In theory it also lessens the impact on the system, as only a single tool has to be run, so the memory footprint can be minimized.

Also, you get the advantage of repeatability -- running Volatility's connections module will always show you the same output; if you're using live response tools the answer might change depending on the state of the system at that moment. A memory image gives you a frozen snapshot of the system's state to work with.
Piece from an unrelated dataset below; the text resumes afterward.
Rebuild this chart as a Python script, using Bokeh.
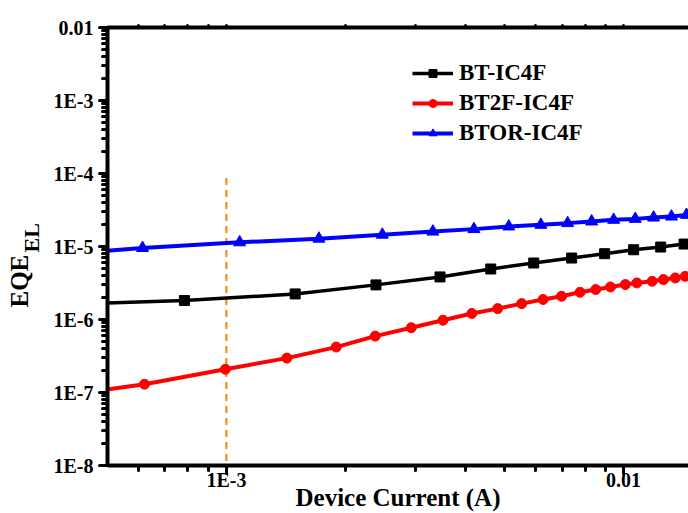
import math
from bokeh.plotting import figure
from bokeh.layouts import row
from bokeh.models import (LogAxis, FixedTicker, CustomJSTickFormatter, Label,
                          Legend, LegendItem, Range1d)
from bokeh.embed import file_html
from bokeh.resources import INLINE

# ---------------- data ----------------
bt_x = [3.9e-4, 7.84e-4, 1.49e-3, 2.38e-3, 3.45e-3, 4.63e-3, 5.94e-3, 7.40e-3,
        8.96e-3, 1.06e-2, 1.24e-2, 1.42e-2]
bt_y = [1.62e-6, 1.82e-6, 2.24e-6, 2.98e-6, 3.83e-6, 4.92e-6, 5.94e-6, 6.95e-6,
        7.96e-6, 9.03e-6, 9.83e-6, 1.08e-5]

bt2f_x = [4.32e-4, 6.22e-4, 9.94e-4, 1.42e-3, 1.89e-3, 2.37e-3, 2.92e-3, 3.51e-3,
          4.15e-3, 4.82e-3, 5.54e-3, 6.27e-3, 6.98e-3, 7.77e-3, 8.51e-3, 9.27e-3,
          1.01e-2, 1.08e-2, 1.18e-2, 1.26e-2, 1.35e-2, 1.43e-2]
bt2f_y = [9.8e-8, 1.30e-7, 2.08e-7, 2.96e-7, 4.19e-7, 5.92e-7, 7.71e-7, 9.78e-7,
          1.21e-6, 1.41e-6, 1.65e-6, 1.88e-6, 2.08e-6, 2.36e-6, 2.57e-6, 2.79e-6,
          3.01e-6, 3.17e-6, 3.34e-6, 3.52e-6, 3.71e-6, 3.90e-6]

btor_x = [3.85e-4, 6.15e-4, 1.08e-3, 1.71e-3, 2.47e-3, 3.31e-3, 4.20e-3, 5.14e-3,
          6.19e-3, 7.23e-3, 8.31e-3, 9.44e-3, 1.07e-2, 1.19e-2, 1.32e-2, 1.44e-2]
btor_y = [7.79e-6, 9.53e-6, 1.14e-5, 1.28e-5, 1.45e-5, 1.60e-5, 1.73e-5, 1.88e-5,
          1.98e-5, 2.09e-5, 2.20e-5, 2.32e-5, 2.39e-5, 2.49e-5, 2.57e-5, 2.71e-5]

series_names = ["BT-IC4F", "BT2F-IC4F", "BTOR-IC4F"]

guide_x = [1e-3, 1e-3]
guide_y = [8.7e-5, 1e-8]

x_ticks = [1e-3, 1e-2]
x_tick_labels = ["1E-3", "0.01"]
y_ticks = [1e-8, 1e-7, 1e-6, 1e-5, 1e-4, 1e-3, 1e-2]
y_tick_labels = ["1E-8", "1E-7", "1E-6", "1E-5", "1E-4", "1E-3", "0.01"]

x_title = "Device Current (A)"
y_title_main = "EQE"
y_title_sub = "EL"

x_lim = (5.02e-4, 1.457e-2)
y_lim = (1e-8, 1e-2)

# ---------------- figure ----------------
FONT = "Liberation Serif"
TITLE_W = 50

p = figure(width=688 - TITLE_W, height=513, x_axis_type="log", y_axis_type="log",
           x_range=Range1d(*x_lim), y_range=Range1d(*y_lim),
           output_backend="svg", toolbar_location=None,
           min_border_left=106 - TITLE_W, min_border_right=0, min_border_top=27,
           min_border_bottom=47)
p.outline_line_color = None
p.background_fill_color = "white"
p.border_fill_color = "white"
p.xgrid.visible = False
p.ygrid.visible = False


def minor_list(lo, hi):
    out = []
    for e in range(math.floor(math.log10(lo)) - 1, math.ceil(math.log10(hi)) + 1):
        for k in range(2, 10):
            out.append(k * 10.0 ** e)
    return out


def fmt(vals, labels):
    return CustomJSTickFormatter(args=dict(tvals=vals, tlabels=labels), code="""
        for (let i = 0; i < tvals.length; i++) {
            if (Math.abs(Math.log10(tvals[i]) - Math.log10(tick)) < 1e-6) return tlabels[i];
        }
        return " ";
    """)


def style_axis(ax):
    ax.axis_line_width = 4
    ax.axis_line_color = "black"
    ax.major_tick_line_width = 3
    ax.minor_tick_line_width = 3
    ax.major_tick_line_cap = "round"
    ax.minor_tick_line_cap = "round"
    ax.major_tick_in = 0
    ax.minor_tick_in = 0
    ax.major_tick_out = 8
    ax.minor_tick_out = 5
    ax.major_label_text_font = FONT
    ax.major_label_text_font_style = "bold"
    ax.major_label_text_font_size = "20px"
    ax.major_label_text_color = "black"


xa = p.xaxis[0]
xa.ticker = FixedTicker(ticks=x_ticks, minor_ticks=minor_list(*x_lim))
xa.formatter = fmt(x_ticks, x_tick_labels)
style_axis(xa)
xa.major_label_standoff = -5
xa.axis_label = x_title
xa.axis_label_text_font = FONT
xa.axis_label_text_font_style = "bold"
xa.axis_label_text_font_size = "25px"
xa.axis_label_text_color = "black"
xa.axis_label_standoff = -10

ya = p.yaxis[0]
ya.ticker = FixedTicker(ticks=y_ticks, minor_ticks=minor_list(*y_lim))
ya.formatter = fmt(y_ticks, y_tick_labels)
style_axis(ya)
ya.major_label_standoff = 6

top = LogAxis(ticker=FixedTicker(ticks=x_ticks, minor_ticks=minor_list(*x_lim)))
style_axis(top)
top.major_tick_out = 2
top.minor_tick_out = 2
top.major_label_text_font_size = "2px"
top.major_label_text_alpha = 0
top.major_label_standoff = 0
p.add_layout(top, "above")

# guide line
p.line(guide_x, guide_y, line_color="#FF8000", line_width=2, line_dash="7 5")

# series
r1l = p.line(bt_x, bt_y, line_color="black", line_width=3.5)
r1m = p.scatter(bt_x, bt_y, marker="square", size=10, fill_color="black",
                line_color="black")
r2l = p.line(bt2f_x, bt2f_y, line_color="#FF0000", line_width=4)
r2m = p.scatter(bt2f_x, bt2f_y, marker="circle", size=10, fill_color="#FF0000",
                line_color="#FF0000")
r3l = p.line(btor_x, btor_y, line_color="#0000FF", line_width=4)
r3m = p.scatter(btor_x, btor_y, marker="triangle", size=12, fill_color="#0000FF",
                line_color="#0000FF")

legend = Legend(items=[
    LegendItem(label=series_names[0], renderers=[r1l, r1m]),
    LegendItem(label=series_names[1], renderers=[r2l, r2m]),
    LegendItem(label=series_names[2], renderers=[r3l, r3m]),
], location=(305, 317))
legend.border_line_color = None
legend.background_fill_alpha = 0
legend.padding = 0
legend.margin = 0
legend.spacing = 0
legend.glyph_width = 41
legend.glyph_height = 20
legend.label_height = 30
legend.label_standoff = 6
legend.label_text_font = FONT
legend.label_text_font_style = "bold"
legend.label_text_font_size = "23px"
legend.label_text_color = "black"
p.add_layout(legend)

# ---------------- y-axis title strip (EQE with subscript EL) ----------------
# (its frame is aligned with the main plot's frame by the row layout)
t = figure(width=TITLE_W, height=513, x_range=Range1d(0, 1), y_range=Range1d(0, 1),
           x_axis_location=None, y_axis_location=None,
           output_backend="svg", toolbar_location=None,
           min_border_left=0, min_border_right=0, min_border_top=0,
           min_border_bottom=0)
t.outline_line_color = None
t.xgrid.visible = False
t.ygrid.visible = False
t.background_fill_color = "white"
t.border_fill_color = "white"
t.add_layout(Label(x=19, y=158, x_units="screen", y_units="screen", text=y_title_main,
                   angle=math.pi / 2, text_align="left", text_baseline="alphabetic",
                   text_font=FONT, text_font_style="bold", text_font_size="25px",
                   text_color="black"))
t.add_layout(Label(x=31, y=213, x_units="screen", y_units="screen", text=y_title_sub,
                   angle=math.pi / 2, text_align="left", text_baseline="alphabetic",
                   text_font=FONT, text_font_style="bold", text_font_size="22px",
                   text_color="black"))

layout = row(t, p, spacing=0)
open("out.html", "w").write(file_html(layout, INLINE))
Finally, you can go back to the memory image and ask new questions as you think of them, or informed by new information. For example, your initial live response may not check for hidden processes running on the machine. With a memory image, once you realize that there might be hidden processes, you can go back and search the image for them. If only live response is used, the system may have changed significantly (turned off, rebooted, even reinstalled) by the time you go back to run your live tools again.

Anonymous said...

That answers a lot of questions I had, thanks moyix!

Anonymous said...

I don't understand how to use Volatility in Windows. I installled ActviePython and typed python setup.py install in cmd.prompt. Build folder was populated. Now what?

Anonymous said...

sorry goit ran
"python volatility psllist -f c:\file.dmp" from cmd prompt-thanks

Anonymous said...

Moyix, on DDefyM, in actual fact, it worked against all known tools at the time I wrote it (although I didn't have a copy of encase to test).
I haven't tested it against mdd or win32dd due to time constraints, but looking at the code they will get duped just the same. It installs a generic hook on ZwMapViewOfSection in the kernel so unless you bypass that the rootkit will win. It also fools a number of anti-rootkit tools that use the same kind of access for raw reads.
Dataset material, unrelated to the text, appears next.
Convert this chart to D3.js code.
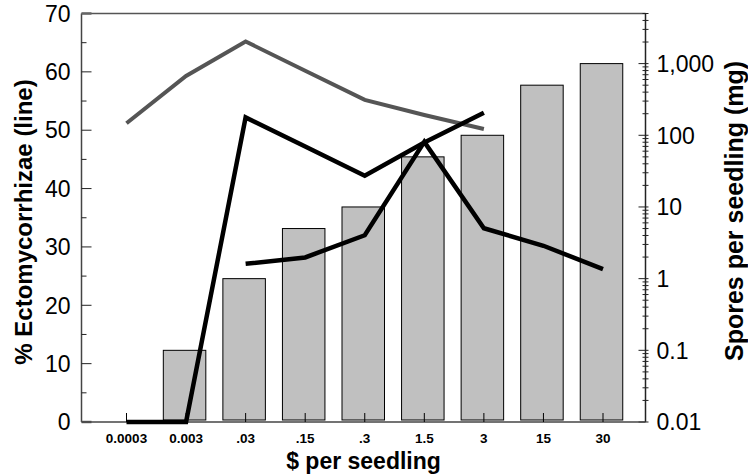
<!DOCTYPE html>
<html>
<head>
<meta charset="utf-8">
<script src="https://cdn.jsdelivr.net/npm/d3@7"></script>
<style>
  body { margin: 0; background: #fff; }
  svg text { font-family: "Liberation Sans", Arial, sans-serif; }
</style>
</head>
<body>
<svg id="chart" width="748" height="476"></svg>
<script>
// Daten
const categories = ["0.0003", "0.003", ".03", ".15", ".3", "1.5", "3", "15", "30"];
// Sporen pro Saemling (mg), rechte log-Achse
const sporeValues = [null, 0.1, 1, 5, 10, 50, 100, 500, 1000];
// % Ektomykorrhiza, linke Achse
const grayLine = [51.2, 59.3, 65.2, 60.2, 55.2, 52.6, 50.2, null, null];
const blackLine1 = [0, 0, 52.2, 47.2, 42.2, 47.9, 53.0, null, null];
const blackLine2 = [null, null, 27.1, 28.2, 32.0, 48.0, 33.2, 30.2, 26.2];
const leftTicks = [0, 10, 20, 30, 40, 50, 60, 70];
const rightTicks = [0.01, 0.1, 1, 10, 100, 1000];

const svg = d3.select("#chart");
const plotLeft = 81.5, plotRight = 645.5, plotTop = 13.5, plotBottom = 422;

// Skalen
const x = d3.scalePoint()
  .domain(categories)
  .range([plotLeft + 45, plotRight - 42.5]);

const yLeft = d3.scaleLinear()
  .domain([0, 70])
  .range([plotBottom, plotTop]);

const yRight = d3.scaleLog()
  .domain([0.01, 5000])
  .range([plotBottom, plotTop]);

const barWidth = 42.5;

// Balken (Sporen)
svg.append("g")
  .selectAll("rect")
  .data(categories.map((c, i) => ({ c: c, v: sporeValues[i] })).filter(d => d.v != null))
  .enter()
  .append("rect")
  .attr("x", d => x(d.c) - barWidth / 2 - 1.5)
  .attr("y", d => yRight(d.v))
  .attr("width", barWidth)
  .attr("height", d => plotBottom - 2 - yRight(d.v))
  .attr("fill", "#c0c0c0")
  .attr("stroke", "#000")
  .attr("stroke-width", 1);

// Rahmen oben
svg.append("line")
  .attr("x1", plotLeft).attr("x2", plotRight)
  .attr("y1", plotTop).attr("y2", plotTop)
  .attr("stroke", "#555").attr("stroke-width", 1.5);

// linke Achse
const gLeft = svg.append("g").attr("transform", `translate(${plotLeft},0)`);
gLeft.append("line")
  .attr("y1", plotTop).attr("y2", plotBottom)
  .attr("stroke", "#444").attr("stroke-width", 1.5);
gLeft.selectAll("line.minor")
  .data(d3.range(5, 70, 10))
  .enter().append("line")
  .attr("class", "minor")
  .attr("x1", 0).attr("x2", 5)
  .attr("y1", d => yLeft(d)).attr("y2", d => yLeft(d))
  .attr("stroke", "#222").attr("stroke-width", 1);
gLeft.selectAll("line.major")
  .data(leftTicks)
  .enter().append("line")
  .attr("class", "major")
  .attr("x1", 0).attr("x2", 10)
  .attr("y1", d => yLeft(d)).attr("y2", d => yLeft(d))
  .attr("stroke", d => (d === 0 || d === 70) ? "#666" : "#222")
  .attr("stroke-width", d => (d === 0 || d === 70) ? 2.5 : 1);
gLeft.selectAll("text")
  .data(leftTicks)
  .enter().append("text")
  .attr("x", -11)
  .attr("y", d => yLeft(d))
  .attr("dy", "0.36em")
  .attr("text-anchor", "end")
  .style("font-size", "23px")
  .text(d => d);

// rechte Achse (log)
const gRight = svg.append("g").attr("transform", `translate(${plotRight},0)`);
gRight.append("line")
  .attr("y1", plotTop).attr("y2", plotBottom)
  .attr("stroke", "#222").attr("stroke-width", 1.5);
const minorRight = [];
[0.01, 0.1, 1, 10, 100, 1000].forEach(function(base) {
  for (let k = 2; k <= 9; k++) {
    if (base * k <= 5000) minorRight.push(base * k);
  }
});
gRight.selectAll("line.minor")
  .data(minorRight)
  .enter().append("line")
  .attr("class", "minor")
  .attr("x1", -3).attr("x2", 3)
  .attr("y1", d => yRight(d)).attr("y2", d => yRight(d))
  .attr("stroke", "#222").attr("stroke-width", 1);
gRight.selectAll("line.major")
  .data(rightTicks)
  .enter().append("line")
  .attr("class", "major")
  .attr("x1", -7).attr("x2", 3)
  .attr("y1", d => yRight(d)).attr("y2", d => yRight(d))
  .attr("stroke", "#222").attr("stroke-width", 1);
gRight.selectAll("text")
  .data(rightTicks)
  .enter().append("text")
  .attr("x", 11)
  .attr("y", d => yRight(d))
  .attr("dy", "0.36em")
  .style("font-size", "23px")
  .text(d => d >= 1 ? d3.format(",")(d) : String(d));

// untere Achse
const gBottom = svg.append("g");
gBottom.append("line")
  .attr("x1", plotLeft).attr("x2", plotRight)
  .attr("y1", plotBottom).attr("y2", plotBottom)
  .attr("stroke", "#444").attr("stroke-width", 1.5);
gBottom.selectAll("line.tick")
  .data(categories)
  .enter().append("line")
  .attr("class", "tick")
  .attr("x1", d => x(d)).attr("x2", d => x(d))
  .attr("y1", plotBottom).attr("y2", plotBottom - 9)
  .attr("stroke", "#000").attr("stroke-width", 1);
gBottom.selectAll("text")
  .data(categories)
  .enter().append("text")
  .attr("x", d => x(d))
  .attr("y", plotBottom + 20.5)
  .attr("text-anchor", "middle")
  .style("font-size", "13.5px")
  .style("font-weight", "bold")
  .text(d => d);

// Linien
const line = d3.line()
  .defined(d => d.v != null)
  .x(d => x(d.c))
  .y(d => yLeft(d.v));

function drawLine(values, color, width) {
  svg.append("path")
    .datum(categories.map((c, i) => ({ c: c, v: values[i] })))
    .attr("d", line)
    .attr("fill", "none")
    .attr("stroke", color)
    .attr("stroke-width", width);
}
drawLine(grayLine, "#555555", 4);
drawLine(blackLine1, "#000", 4.5);
drawLine(blackLine2, "#000", 4.5);

// Achsentitel
svg.append("text")
  .attr("transform", `translate(${(plotLeft + plotRight) / 2},469)`)
  .attr("text-anchor", "middle")
  .style("font-size", "23px")
  .style("font-weight", "bold")
  .text("$ per seedling");

svg.append("text")
  .attr("transform", "translate(32,222) rotate(-90)")
  .attr("text-anchor", "middle")
  .style("font-size", "24px")
  .style("font-weight", "bold")
  .text("% Ectomycorrhizae (line)");

svg.append("text")
  .attr("transform", "translate(743,211) rotate(-90)")
  .attr("text-anchor", "middle")
  .style("font-size", "25px")
  .style("font-weight", "bold")
  .text("Spores per seedling (mg)");
</script>
</body>
</html>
There are a few other methods for detection and more reliable capture, but they all suffer from pretty obvious weaknesses.

I've been thinking of resurrecting the code into something useful given the new interest, but just haven't had the time.

Brendan Dolan-Gavitt said...

Ah, I stand corrected re: DDefyM and what tools it fools. To clarify: reliable acquisition on a system when an adversary is actively trying to subvert you (for example, through a rootkit) is hard-to-impossible.

However, *given* a reliable image, the results should be accurate, and not fooled by things like syscall hooking.

Anonymous said...

Hi all!
I'm trying to create mdd.exe from mdd version 1.1's zip file. I got one exe, but not working correctly

-my new mdd.exe:
output
-> ERROR: Unable to extract driver!
-> ERROR: Failed to open PhysicalMemory section!

Anonymous said...

Is there any new updates of mdd source code availbale???????
Please reply

H. Carvey said...

You should be contacting the authors, not posting here...

Anonymous said...

"However, *given* a reliable image, the results should be accurate, and not fooled by things like syscall hooking."

Specifically, how does this distinguish memory forensics from conventional methods of acquiring volatile evidence? MDD and win32dd don't use sysenter?

- Rossetoecioccolato.

Anonymous said...

Has anyone tried using the pagefile.sys with Volatility? If so, how? It doesn't recognize it as an acceptable file - dump. Thanks!

H. Carvey said...

Tim,

Are you referring to incorporating the pagefile with a memory dump, or running it through Volatility instead of the memory dump?

If it's the latter...well, that's not what Volatility was intend for...

Anonymous said...

Yes, I'm trying to substitute the physical memory dump for pagefile.sys in Volatility.... any suggestions? Thanks for the response.

H. Carvey said...

No suggestions...other than to say that you can't do that.